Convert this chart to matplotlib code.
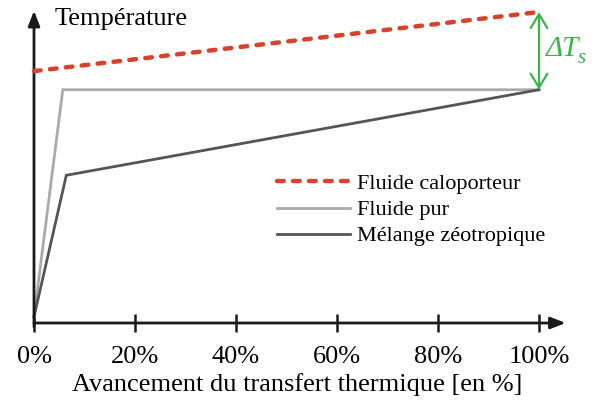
import matplotlib.pyplot as plt

plt.rcParams['font.family'] = ['Liberation Serif', 'DejaVu Serif']

# data (arbitrary temperature units, 0 = x axis)
x_calo = [0, 100]
t_calo = [81, 100]
x_pur = [0, 5.7, 100]
t_pur = [2, 75, 75]
x_mel = [0, 6.4, 100]
t_mel = [2, 47.5, 75]
ticks = [0, 20, 40, 60, 80, 100]
tick_labels = ['0%', '20%', '40%', '60%', '80%', '100%']

W, H = 603, 403
fig = plt.figure(figsize=(W / 100, H / 100), dpi=100)
x0, x100, yb, yt = 34, 539, 323, 12
ax = fig.add_axes([x0 / W, 1 - yb / H, (x100 - x0) / W, (yb - yt) / H])
ax.set_xlim(0, 100)
ax.set_ylim(0, 100)

red = '#d8412c'
ax.plot(x_calo, t_calo, color=red, lw=3.2, ls=(0, (1.5, 2.1)),
        dash_capstyle='round', clip_on=False, label='Fluide caloporteur',
        zorder=4)
ax.plot(x_pur, t_pur, color='#aaaaaa', lw=2.0, clip_on=False,
        label='Fluide pur', solid_joinstyle='miter', zorder=3)
ax.plot(x_mel, t_mel, color='#555555', lw=2.0, clip_on=False,
        label='Mélange zéotropique', solid_joinstyle='miter', zorder=3)

for s in ax.spines.values():
    s.set_visible(False)

# axis arrows
ak = dict(arrowstyle='-|>,head_length=0.9,head_width=0.35', color='#1a1a1a',
          lw=2, shrinkA=0, shrinkB=0)
ax.annotate('', xy=(105.3, 0), xytext=(0, 0), arrowprops=ak,
            annotation_clip=False)
ax.annotate('', xy=(0, 100.4), xytext=(0, -1.2), arrowprops=ak,
            annotation_clip=False)

ax.set_xticks(ticks)
ax.set_xticklabels(tick_labels)
ax.tick_params(axis='x', direction='inout', length=13, width=1.8,
               color='#1a1a1a', labelsize=19, pad=10)
ax.set_yticks([])
ax.patch.set_visible(False)

# delta T arrow
green = '#3ab54a'
ax.annotate('', xy=(100, 100), xytext=(100, 75),
            arrowprops=dict(arrowstyle='<->,head_length=1.0,head_width=0.6',
                            color=green, lw=1.6, shrinkA=0, shrinkB=0),
            annotation_clip=False)
fig.text(546 / W, 1 - 56 / H, 'ΔT', color=green, fontsize=21,
         style='italic', va='baseline', ha='left')
fig.text(578 / W, 1 - 63 / H, 's', color=green, fontsize=15,
         style='italic', va='baseline', ha='left')

fig.text(55 / W, 1 - 19 / H, 'Température', fontsize=19, va='center',
         ha='left')
fig.text(297 / W, 1 - 385 / H, 'Avancement du transfert thermique [en %]',
         fontsize=19, va='center', ha='center')

ax.legend(loc='center left', bbox_to_anchor=(277 / W, 1 - 210 / H),
          bbox_transform=fig.transFigure, frameon=False, fontsize=16,
          handlelength=3.3, handletextpad=0.3, labelspacing=0.25,
          borderpad=0, borderaxespad=0)

fig.savefig('out.png', dpi=100, facecolor='white')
=-=-=
**Short problem:** Only lines belong in the copy: transcribe those from the start of the data through the line that contains "plt.rcParams['font.family'] = ['Liberation", and skip the pictures.

**Result of this task:**
Convert this chart to matplotlib code.
import matplotlib.pyplot as plt

plt.rcParams['font.family'] = ['Liberation Serif', 'DejaVu Serif']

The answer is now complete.